Resources Conservation Policy Listed in Five-year Guidelines

An increasing number of Chinese people are realizing that the practice of fueling rapid economic growth with excessive consumption of resources must be discarded since many kinds of resources are running short in the country.

This could be seen from the listing of "resources conservation" and "environmental protection" as state policy in the 11th Five-Year Guidelines for National Economic and Social Development (Draft) (2006-2010).

"China is a big country of resources in terms of total reserves, but it is a small one if its population of 1.3 billion is taken into consideration," said Wang Shusen, a deputy to the 10th National People's Congress (NPC), China's top legislature, which convened its annual session on March 5.

Official figures show that China's per capita possession of fresh water is only one fourth of the world average; arable land, less than 40 percent; proven coal reserves, 62 percent; proven oil reserves, 7 percent; natural gas, 4.5 percent; and forest one fifth of the world average.

Furthermore, the per capita possession of 45 kinds of mineral resources is less than half of the world average.

A survey recently released by the Chinese Academy of Sciences shows that China ranks among the world's most wasteful users of natural resources.

The survey, listed China 54 out of 59 countries, proves that China does not fundamentally break away from its economic growth model that relies on the "intensive use" of natural resources and energy, says the report.

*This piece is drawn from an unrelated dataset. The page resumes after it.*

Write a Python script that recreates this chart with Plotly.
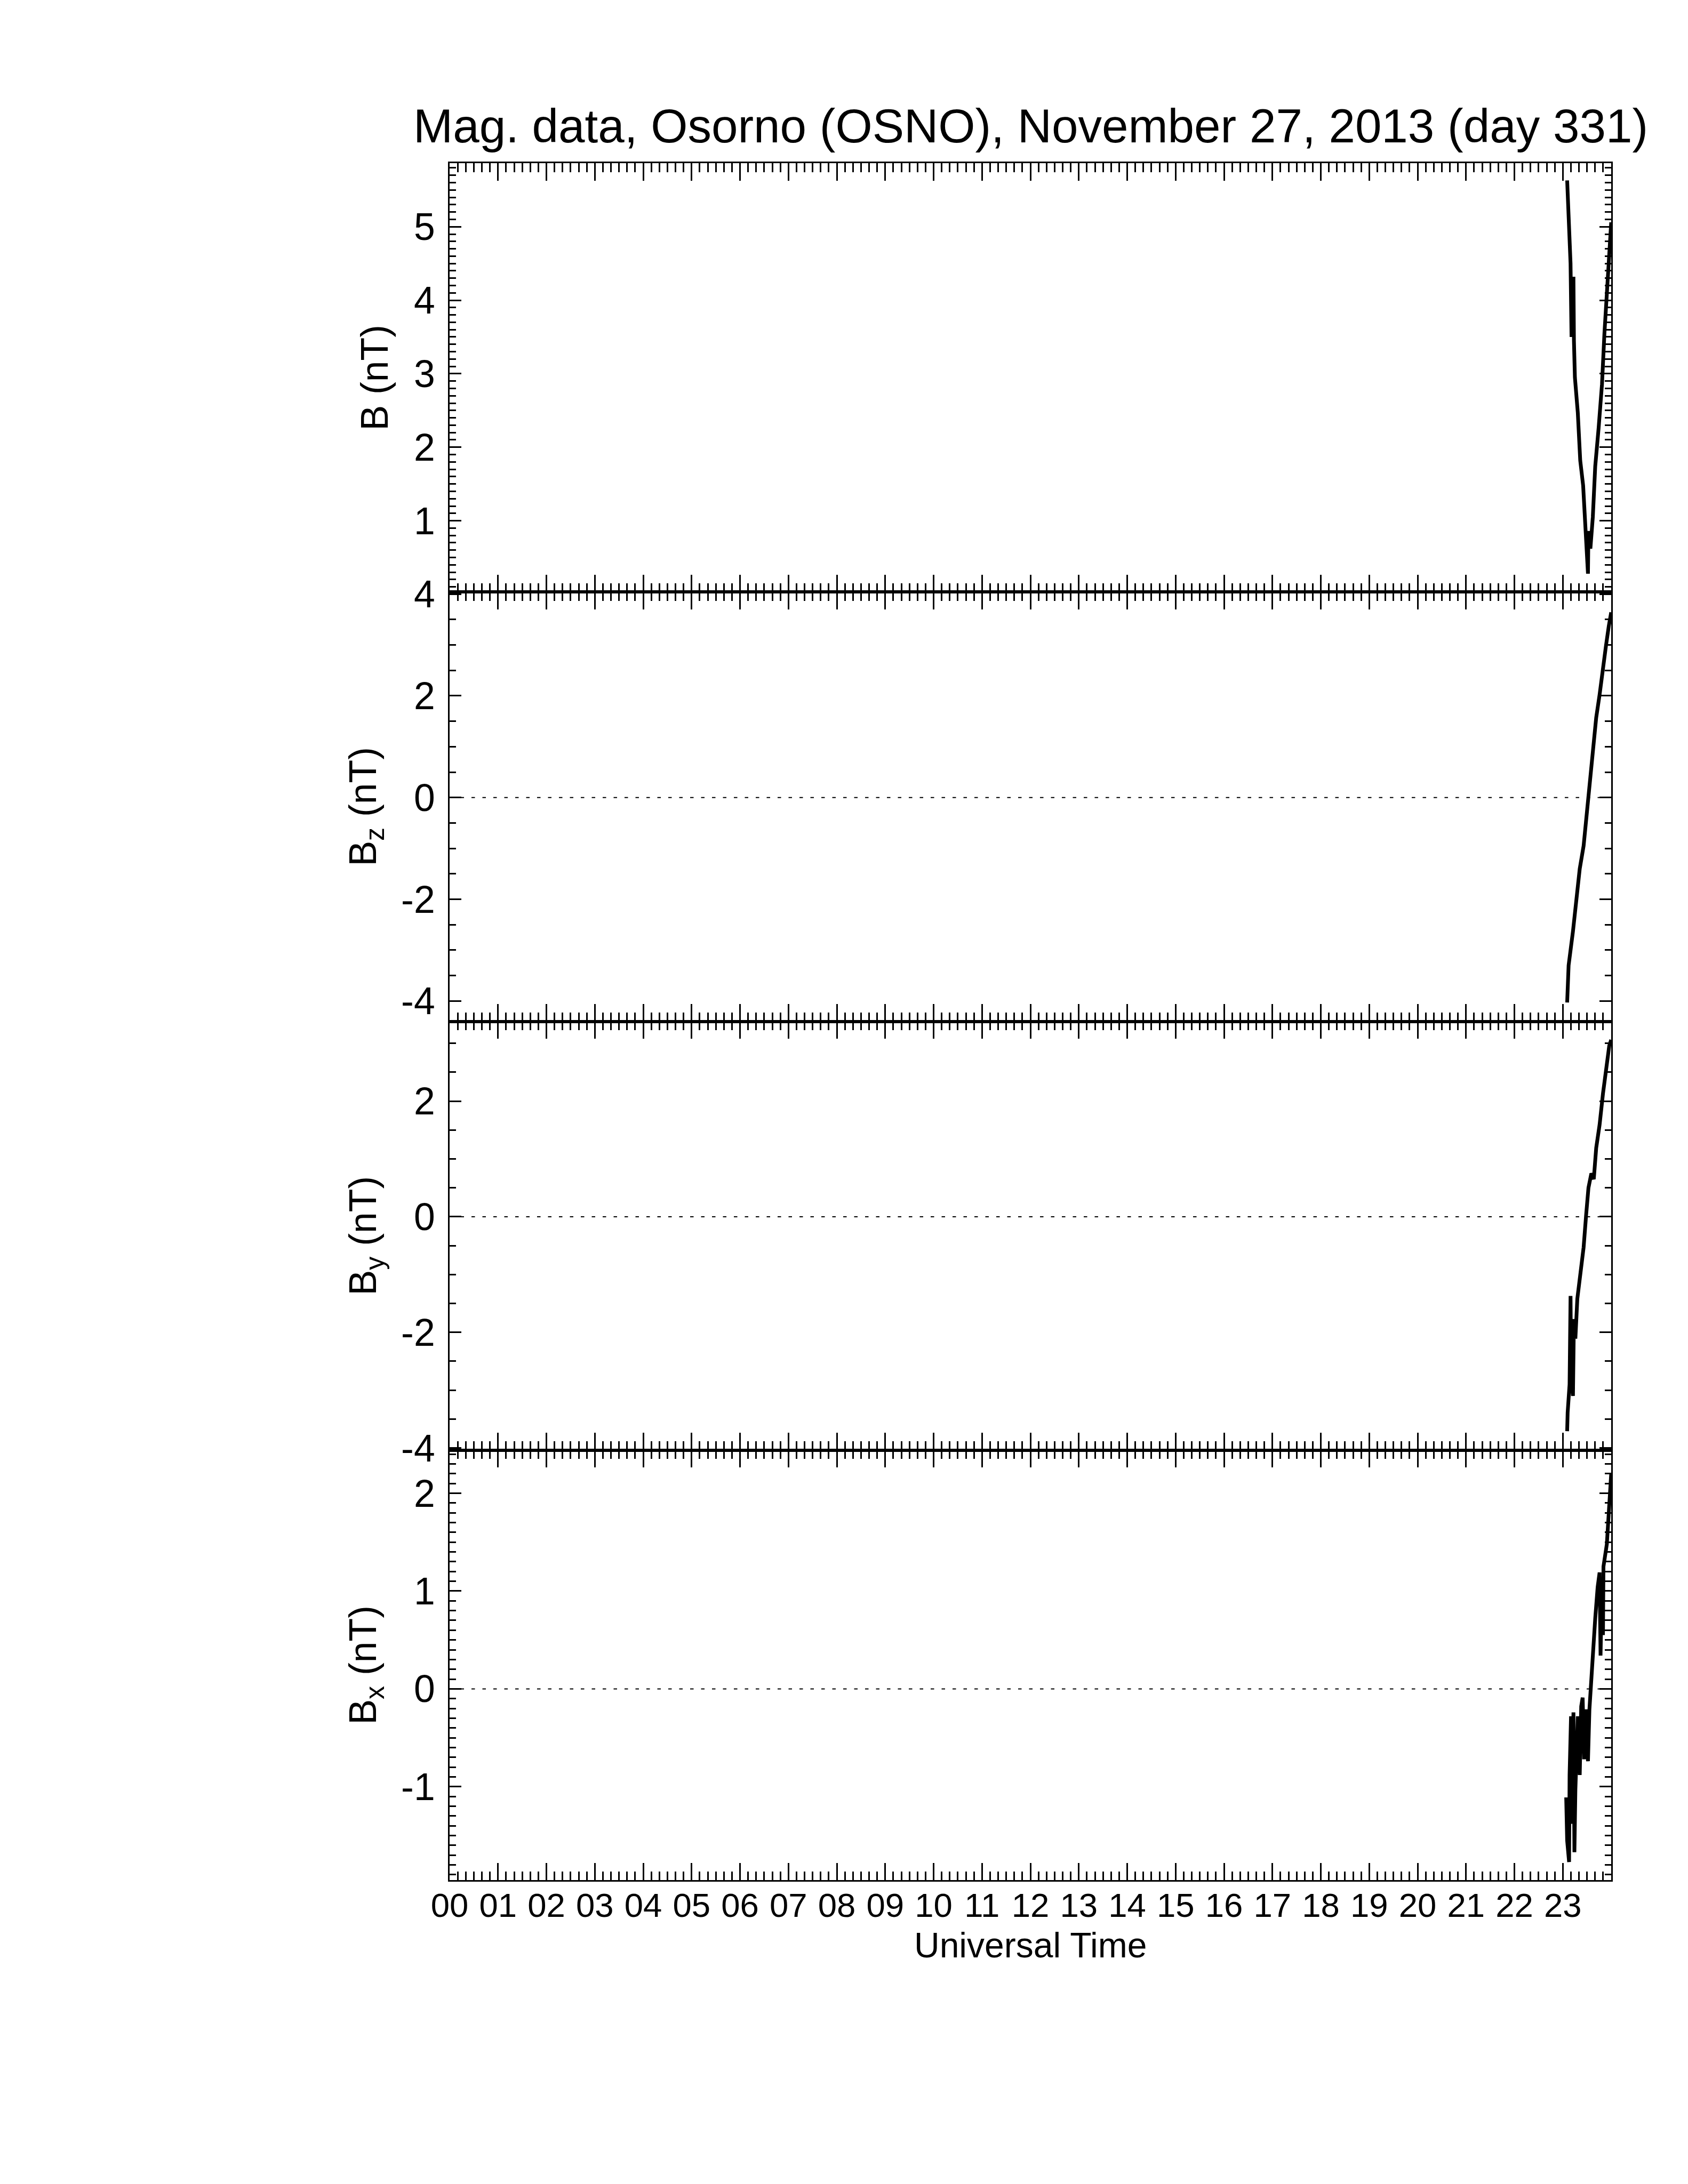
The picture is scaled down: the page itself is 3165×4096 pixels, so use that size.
import plotly.graph_objects as go

# ---------------- figure geometry ----------------
W, H = 3165, 4096
S = W / 3400.0  # scale from the 3400x4400 reference

# ---------------- data (hours UT, nT) ----------------
TITLE = "Mag. data, Osorno (OSNO), November 27, 2013 (day 331)"
X_TITLE = "Universal Time"
X_TICK_VALUES = [0, 1, 2, 3, 4, 5, 6, 7, 8, 9, 10, 11, 12, 13, 14, 15, 16, 17, 18, 19, 20, 21, 22, 23]
X_TICK_LABELS = ["00", "01", "02", "03", "04", "05", "06", "07", "08", "09", "10", "11",
                 "12", "13", "14", "15", "16", "17", "18", "19", "20", "21", "22", "23"]

B_TIME = [23.09, 23.11, 23.14, 23.16, 23.18, 23.22, 23.23, 23.25, 23.31, 23.36, 23.42, 23.47,
          23.52, 23.53, 23.57, 23.62, 23.67, 23.74, 23.81, 23.86, 23.91, 23.96, 24.00]
B_VAL = [5.63, 5.28, 4.84, 4.50, 3.50, 4.32, 3.45, 2.95, 2.47, 1.82, 1.48, 0.96,
         0.28, 0.86, 0.62, 1.05, 1.74, 2.26, 2.86, 3.55, 4.11, 4.71, 5.06]

BZ_TIME = [23.09, 23.12, 23.21, 23.28, 23.35, 23.43, 23.50, 23.55, 23.59, 23.64, 23.69,
           23.76, 23.83, 23.89, 23.95, 24.00]
BZ_VAL = [-4.03, -3.30, -2.63, -2.07, -1.40, -0.95, -0.28, 0.22, 0.73, 1.23, 1.57,
          2.02, 2.47, 2.97, 3.37, 3.64]

BY_TIME = [23.09, 23.10, 23.14, 23.16, 23.17, 23.21, 23.23, 23.26, 23.30, 23.37, 23.43,
           23.48, 23.53, 23.59, 23.64, 23.69, 23.76, 23.83, 23.89, 23.96, 24.00]
BY_VAL = [-3.71, -3.39, -2.90, -1.37, -2.60, -3.10, -1.77, -2.11, -1.42, -0.93, -0.53,
          0.01, 0.50, 0.75, 0.65, 1.19, 1.59, 2.13, 2.57, 2.96, 3.06]

BX_TIME = [23.07, 23.09, 23.13, 23.14, 23.17, 23.19, 23.22, 23.24, 23.26, 23.31, 23.35,
           23.38, 23.41, 23.44, 23.48, 23.52, 23.55, 23.60, 23.64, 23.67, 23.72, 23.76,
           23.78, 23.81, 23.83, 23.84, 23.91, 23.96, 23.99, 24.00]
BX_VAL = [-1.11, -1.55, -1.77, -0.88, -0.28, -1.38, -0.24, -1.67, -1.03, -0.28, -0.88,
          -0.18, -0.09, -0.72, -0.21, -0.74, -0.21, 0.20, 0.58, 0.72, 1.04, 1.19,
          0.34, 1.13, 0.55, 1.25, 1.48, 1.89, 2.03, 2.20]

PANEL_LABELS = ["B (nT)", "B<sub>z</sub> (nT)", "B<sub>y</sub> (nT)", "B<sub>x</sub> (nT)"]
PANEL_TIMES = [B_TIME, BZ_TIME, BY_TIME, BX_TIME]
PANEL_VALUES = [B_VAL, BZ_VAL, BY_VAL, BX_VAL]
PANEL_RANGES = [[0.03, 5.865], [-4.40, 4.04], [-4.04, 3.38], [-1.955, 2.44]]
PANEL_TICK_VALUES = [[1, 2, 3, 4, 5], [-4, -2, 0, 2, 4], [-4, -2, 0, 2], [-1, 0, 1, 2]]
PANEL_TICK_LABELS = [["1", "2", "3", "4", "5"], ["-4", "-2", "0", "2", "4"],
                     ["-4", "-2", "0", "2"], ["-1", "0", "1", "2"]]
PANEL_MINOR = [0.1, 0.5, 0.5, 0.1]
PANEL_ZERO_LINE = [False, True, True, True]
X_RANGE = [0, 24]
ZERO_LEVEL = 0

# ---------------- layout geometry (reference px -> window px) ----------------
PLOT_LEFT = 897 * S
PLOT_RIGHT = 3237 * S
EDGES = [e * S for e in (320, 1184, 2049, 2913, 3779)]
M_L = PLOT_LEFT
M_R = W - PLOT_RIGHT
M_T = EDGES[0]
M_B = H - EDGES[-1]
PH = H - M_T - M_B
PW = PLOT_RIGHT - PLOT_LEFT


def yp(py):
    return (H - M_B - py) / PH


def xp(px):
    return (px - PLOT_LEFT) / PW


FONT = "Liberation Sans, Arial, Helvetica, sans-serif"
YTICK_FS = 71.5
XTICK_FS = 63.5
YTITLE_FS = 71.5
XTITLE_FS = 66
TITLE_FS = 89
AX_LW = 3
TICK_W = 2.6

fig = go.Figure()
layout = dict(
    width=W, height=H,
    paper_bgcolor="white", plot_bgcolor="white",
    margin=dict(l=M_L, r=M_R, t=M_T, b=M_B, pad=0),
    showlegend=False,
    font=dict(family=FONT, color="black"),
    annotations=[],
)

for i in range(4):
    n = "" if i == 0 else str(i + 1)
    xa, ya = "x" + n, "y" + n
    top, bot = EDGES[i], EDGES[i + 1]
    if PANEL_ZERO_LINE[i]:
        fig.add_trace(go.Scatter(x=X_RANGE, y=[ZERO_LEVEL, ZERO_LEVEL], mode="lines",
                                 line=dict(color="black", width=2, dash="6.5px,14px"),
                                 xaxis=xa, yaxis=ya, hoverinfo="skip"))
    fig.add_trace(go.Scatter(x=PANEL_TIMES[i], y=PANEL_VALUES[i], mode="lines",
                             line=dict(color="black", width=7), xaxis=xa, yaxis=ya,
                             hoverinfo="skip"))
    last = i == 3
    layout["xaxis" + n] = dict(
        domain=[0, 1], anchor=ya, range=X_RANGE,
        tickmode="array", tickvals=X_TICK_VALUES, ticktext=X_TICK_LABELS,
        showticklabels=last, ticks="inside", ticklen=32.5, tickwidth=TICK_W, tickcolor="black",
        minor=dict(tickmode="linear", tick0=0, dtick=1 / 6, ticks="inside", ticklen=16.5,
                   tickwidth=TICK_W, tickcolor="black", showgrid=False),
        showline=True, linewidth=AX_LW, linecolor="black", mirror="allticks",
        showgrid=False, zeroline=False,
        tickfont=dict(size=XTICK_FS, family=FONT, color="black"),
        ticklabelstandoff=-10,
    )
    if i > 0:
        layout["xaxis" + n]["matches"] = "x"
    layout["yaxis" + n] = dict(
        domain=[yp(bot), yp(top)], anchor=xa, range=PANEL_RANGES[i],
        tickmode="array", tickvals=PANEL_TICK_VALUES[i], ticktext=PANEL_TICK_LABELS[i],
        ticks="inside", ticklen=22, tickwidth=TICK_W, tickcolor="black",
        minor=dict(tickmode="linear", tick0=0, dtick=PANEL_MINOR[i], ticks="inside",
                   ticklen=12, tickwidth=TICK_W, tickcolor="black", showgrid=False),
        showline=True, linewidth=AX_LW, linecolor="black", mirror="allticks",
        showgrid=False, zeroline=False,
        tickfont=dict(size=YTICK_FS, family=FONT, color="black"),
        ticklabelstandoff=10,
    )
    label_x = 746 * S if i == 0 else 728 * S
    layout["annotations"].append(dict(
        text=PANEL_LABELS[i], textangle=-90, showarrow=False,
        xref="paper", yref="paper", x=xp(label_x), y=yp((top + bot) / 2),
        xanchor="center", yanchor="middle",
        font=dict(size=YTITLE_FS, family=FONT, color="black"),
    ))

layout["annotations"].append(dict(
    text=TITLE, showarrow=False, xref="paper", yref="paper",
    x=0.5, y=yp(245 * S), xanchor="center", yanchor="middle",
    font=dict(size=TITLE_FS, family=FONT, color="black"),
))
layout["annotations"].append(dict(
    text=X_TITLE, showarrow=False, xref="paper", yref="paper",
    x=0.5, y=yp(3910 * S), xanchor="center", yanchor="middle",
    font=dict(size=XTITLE_FS, family=FONT, color="black"),
))

fig.update_layout(**layout)
fig.write_html("out.html")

China has been suffering a chronic insufficiency of natural resources due to its huge population of 1.3 billion, Wang said.

"China must change the pattern of economic growth by mainly relying on high consumption of natural resources and it has to introduce the energy-saving growth model," Wang added.

"The shortage of major resources will hold back economic development to a great extent," he said.

According to media reports, excessive consumption of resources has caused serious destruction to ecological environment.

The desertification of the Hulun Buir Grasslands in north China's Inner Mongolia Autonomous Region is becoming more serious due to excess land reclamation and pasturing; the rock desertification is turning worse in southwest China's Guangxi Zhuang Autonomous Region, Guizhou and Yunnan provinces; and the Huaihe River in central China has been polluted by factories lined along the river.